Why Iranian Crude Is Attractive

Despite reducing imports, China remains Iran's most important oil customer. The two countries established diplomatic relations in 1971. Following Iran's 1979 Islamic Revolution, Beijing gradually became one of Tehran's most important economic and diplomatic partners. According to Brookings Institution scholars Ryan Hass and Allie Matthias, Iran remains a "mid-tier" partner for China, though Beijing is far more important to Tehran than the reverse. Iran routinely sells oil to China at substantial discounts because of Western sanctions. In 2025, China imported nearly 1.4 million barrels of Iranian oil per day, accounting for roughly 12% of total Chinese crude imports. The majority of those purchases are made by China's independent refiners, commonly known as "teapots." However, imports from Iran fell to around 1.1 million barrels a day in May, the lowest level since January 2025, according to Kpler. Iranian suppliers have recently offered even deeper discounts to attract buyers. Traders said Iranian Light crude for July delivery was offered at discounts of up to $1 per barrel against Brent benchmarks, compared with premiums only weeks earlier. Russian crude has also become cheaper. Prices for Russia's ESPO blend fell to premiums of around $3-$4 per barrel over Brent, down from roughly $6 previously. "Buyers aren't accelerating procurement even if supply is tight, because prices are still too high for teapots who are suffering great losses," Kpler analyst Xu Muyu told Reuters.

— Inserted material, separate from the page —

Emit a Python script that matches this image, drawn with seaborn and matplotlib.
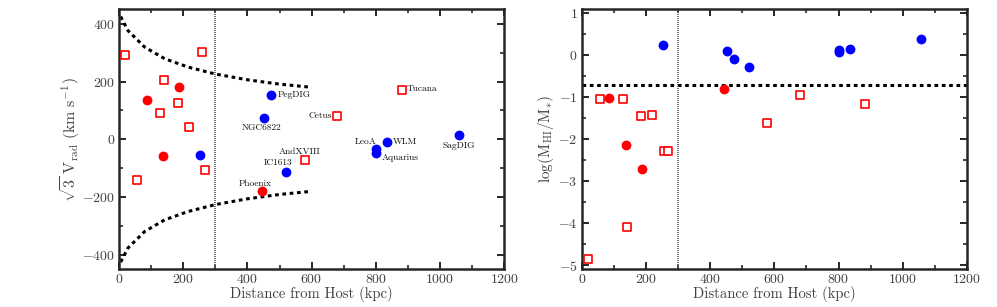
import matplotlib
matplotlib.use('Agg')
import matplotlib.pyplot as plt
import seaborn as sns

# Distances from host (kpc)
sq_dist = [18, 57, 127, 141, 184, 218, 257, 269, 578, 679, 881]
red_dist = [86, 138, 188, 444]
blue_dist = [252, 452, 474, 520, 800, 802, 836, 1058]

# sqrt(3) V_rad (km/s)
sq_vrad = [293, -141, 91, 204, 126, 41, 301, -107, -72, 80, 172]
red_vrad = [137, -57, 180, -178]
blue_vrad = [-55, 75, 154, -112, -47, -32, -10, 14]

# log(M_HI / M_*)
sq_gas = [-4.85, -1.04, -1.04, -4.10, -1.45, -1.42, -2.27, -2.27, -1.61, -0.95, -1.15]
red_gas = [-1.02, -2.13, -2.72, -0.81]
blue_gas = [0.25, 0.11, -0.08, -0.27, 0.07, 0.13, 0.15, 0.40]

# names shown in the left panel
sq_names = ['', '', '', '', '', '', '', '', 'AndXVIII', 'Cetus', 'Tucana']
red_names = ['', '', '', 'Phoenix']
blue_names = ['', 'NGC6822', 'PegDIG', 'IC1613', 'Aquarius', 'LeoA', 'WLM', 'SagDIG']

# escape velocity envelope
curve_dist = [5, 28, 80, 142, 215, 300, 400, 500, 600]
curve_upper = [425, 376, 319, 279, 250, 226, 206, 191, 180]
curve_lower = [-425, -376, -319, -279, -250, -226, -206, -191, -180]

virial_radius = 300
gas_threshold = -0.7

# label offsets (points) and alignment
label_style = {
    'PegDIG': ((5, 0), 'left'),
    'NGC6822': ((-2, -7), 'center'),
    'IC1613': ((-6, 6.5), 'center'),
    'AndXVIII': ((-3.5, 6), 'center'),
    'Phoenix': ((-4.5, 5), 'center'),
    'Cetus': ((-3.5, 0), 'right'),
    'Tucana': ((3.5, 0.5), 'left'),
    'LeoA': ((-7.5, 5), 'center'),
    'WLM': ((4, 0.5), 'left'),
    'Aquarius': ((4, -3.5), 'left'),
    'SagDIG': ((0, -7.5), 'center'),
}

sns.set_style('ticks')
plt.rcParams['font.family'] = 'serif'
plt.rcParams['font.serif'] = ['cmr10', 'DejaVu Serif']
plt.rcParams['mathtext.fontset'] = 'cm'
plt.rcParams['axes.formatter.use_mathtext'] = True
plt.rcParams['axes.unicode_minus'] = True

fig = plt.figure(figsize=(9.97, 3.07), dpi=100)
ax1 = fig.add_axes([0.1194, 0.1228, 0.3863, 0.8469])
ax2 = fig.add_axes([0.5835, 0.1228, 0.3863, 0.8469])

txt_color = '#404040'


def draw_points(ax, ys):
    sq, red, blue = ys
    sns.scatterplot(x=sq_dist, y=sq, ax=ax, marker='s', s=38, facecolor='white',
                    edgecolor='#ff0000', linewidth=1.2, zorder=4)
    sns.scatterplot(x=red_dist, y=red, ax=ax, marker='o', s=50, color='#ff0000',
                    edgecolor='#ff0000', linewidth=0, zorder=4)
    sns.scatterplot(x=blue_dist, y=blue, ax=ax, marker='o', s=50, color='#0000ff',
                    edgecolor='#0000ff', linewidth=0, zorder=4)


def style_axis(ax):
    ax.set_xlim(0, 1200)
    ax.set_xticks(range(0, 1201, 200))
    ax.set_xticks(range(0, 1201, 100), minor=True)
    ax.tick_params(which='both', direction='in', top=True, right=True,
                   labelsize=10, labelcolor=txt_color, pad=3)
    ax.tick_params(which='major', length=5, width=1.4)
    ax.tick_params(which='minor', length=3, width=1.2)
    for sp in ax.spines.values():
        sp.set_linewidth(1.8)
        sp.set_visible(True)
    ax.set_xlabel('Distance from Host (kpc)', fontsize=10.5, color=txt_color, labelpad=0)


# Left panel: radial velocity
draw_points(ax1, (sq_vrad, red_vrad, blue_vrad))
sns.lineplot(x=curve_dist, y=curve_upper, ax=ax1, color='black', linewidth=2.2,
             linestyle=(0, (1.2, 1.2)), sort=False)
sns.lineplot(x=curve_dist, y=curve_lower, ax=ax1, color='black', linewidth=2.2,
             linestyle=(0, (1.2, 1.2)), sort=False)
ax1.axvline(virial_radius, color='#555555', linewidth=1.2, linestyle=(0, (0.6, 0.6)))
ax1.set_ylim(-450, 450)
ax1.set_yticks(range(-400, 401, 200))
ax1.set_yticks(range(-400, 401, 100), minor=True)
ax1.set_ylabel(r'$\sqrt{3}\ {\rm V}_{\rm rad}\ ({\rm km\ s^{-1}})$', fontsize=11.5,
               color=txt_color)
style_axis(ax1)
ax1.yaxis.set_label_coords(-0.097, 0.5)

for xs, ys, names in [(sq_dist, sq_vrad, sq_names), (red_dist, red_vrad, red_names),
                      (blue_dist, blue_vrad, blue_names)]:
    for x, y, n in zip(xs, ys, names):
        if not n:
            continue
        off, ha = label_style[n]
        ax1.annotate(n, (x, y), xytext=off, textcoords='offset points', ha=ha,
                     va='center', fontsize=6.8, color='#111111')

# Right panel: gas fraction
draw_points(ax2, (sq_gas, red_gas, blue_gas))
ax2.axhline(gas_threshold, color='black', linewidth=2.2, linestyle=(0, (1.2, 1.2)))
ax2.axvline(virial_radius, color='#555555', linewidth=1.2, linestyle=(0, (0.6, 0.6)))
ax2.set_ylim(-5.1, 1.1)
ax2.set_yticks(range(-5, 2))
ax2.set_yticks([v / 2 for v in range(-10, 3)], minor=True)
ax2.set_ylabel(r'$\log({\rm M_{HI}}/{\rm M_{*}})$', fontsize=11, color=txt_color)
style_axis(ax2)
ax2.yaxis.set_label_coords(-0.067, 0.5)

fig.savefig('out.png', dpi=100)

The Shadow Fleet That Keeps Oil Flowing

Despite sanctions, Iranian crude continues reaching Chinese ports through complex shipping networks. According to The Wall Street Journal, tankers carrying Iranian oil frequently conduct ship-to-ship transfers in waters near Malaysia before cargoes are shipped onward to China. The report said crews often conceal vessel identities, alter markings, and switch off tracking systems to obscure the origin of cargoes. This "shadow fleet" has become a critical component of Iran's oil exports and China's access to discounted supplies.

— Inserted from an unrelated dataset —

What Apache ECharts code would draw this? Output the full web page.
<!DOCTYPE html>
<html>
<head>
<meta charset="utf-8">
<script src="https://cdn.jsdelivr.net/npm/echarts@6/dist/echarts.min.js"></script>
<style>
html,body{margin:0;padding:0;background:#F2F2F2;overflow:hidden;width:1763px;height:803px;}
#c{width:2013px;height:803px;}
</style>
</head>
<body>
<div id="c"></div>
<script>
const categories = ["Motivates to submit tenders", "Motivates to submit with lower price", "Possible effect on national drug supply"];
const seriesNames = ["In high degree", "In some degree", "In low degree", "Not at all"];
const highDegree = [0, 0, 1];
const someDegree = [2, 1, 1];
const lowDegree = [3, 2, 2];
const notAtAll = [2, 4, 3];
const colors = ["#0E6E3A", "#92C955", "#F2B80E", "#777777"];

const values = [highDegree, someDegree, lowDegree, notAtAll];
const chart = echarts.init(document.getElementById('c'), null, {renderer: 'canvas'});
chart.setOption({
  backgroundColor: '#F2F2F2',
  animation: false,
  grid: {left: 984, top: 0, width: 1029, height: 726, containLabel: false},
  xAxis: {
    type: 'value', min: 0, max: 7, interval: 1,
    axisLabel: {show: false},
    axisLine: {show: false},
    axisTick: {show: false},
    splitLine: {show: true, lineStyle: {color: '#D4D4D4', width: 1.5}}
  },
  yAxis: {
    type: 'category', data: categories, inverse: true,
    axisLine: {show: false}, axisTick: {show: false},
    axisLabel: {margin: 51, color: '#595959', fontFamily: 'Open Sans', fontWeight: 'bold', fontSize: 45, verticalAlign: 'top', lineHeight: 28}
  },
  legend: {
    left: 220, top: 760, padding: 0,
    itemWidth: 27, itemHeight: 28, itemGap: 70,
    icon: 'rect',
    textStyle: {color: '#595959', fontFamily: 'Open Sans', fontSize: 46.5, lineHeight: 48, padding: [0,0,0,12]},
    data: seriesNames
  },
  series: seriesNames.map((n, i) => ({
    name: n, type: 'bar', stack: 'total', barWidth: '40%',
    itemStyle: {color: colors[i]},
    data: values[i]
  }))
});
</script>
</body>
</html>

Is the Demand Destruction Permanent?

Not everyone believes the trend will last. US Energy Secretary Chris Wright argued that China's response reflects a temporary crisis strategy rather than a permanent shift. "They were building a strategic petroleum reserve (SPR), now they've stopped building, they're releasing some from their reserves," Wright said. "They have turned down their refineries, so that's producing less products. That's in response to a crisis, that's not a permanent change." Others disagree. Analysts note that China's growing EV fleet, expanding rail network, and changing consumer habits could permanently reduce oil demand growth. The world witnessed similar structural changes after the 1973 oil embargo, which led to greater fuel efficiency, strategic petroleum reserves, and alternative energy investments across major economies.

What Happens Next?

Much depends on the future of the Strait of Hormuz and the Iran conflict. Analysts expect Chinese refiners to return to international markets once reserves are drawn down significantly or if disruptions persist for longer than expected. "But government authorisation, subject to Beijing's outlook on Hormuz, will be needed before sizeable buying returns," Energy Aspects analyst Jianan Sun told Bloomberg. For now, however, China appears content to rely on stockpiles, lower refinery runs, and an increasingly electrified transport system rather than aggressively bidding for crude in a volatile market. The result is a rare situation in which the world's largest oil importer is helping stabilise global energy markets by buying less oil, even as one of its most important suppliers, Iran, faces its biggest energy crisis in years.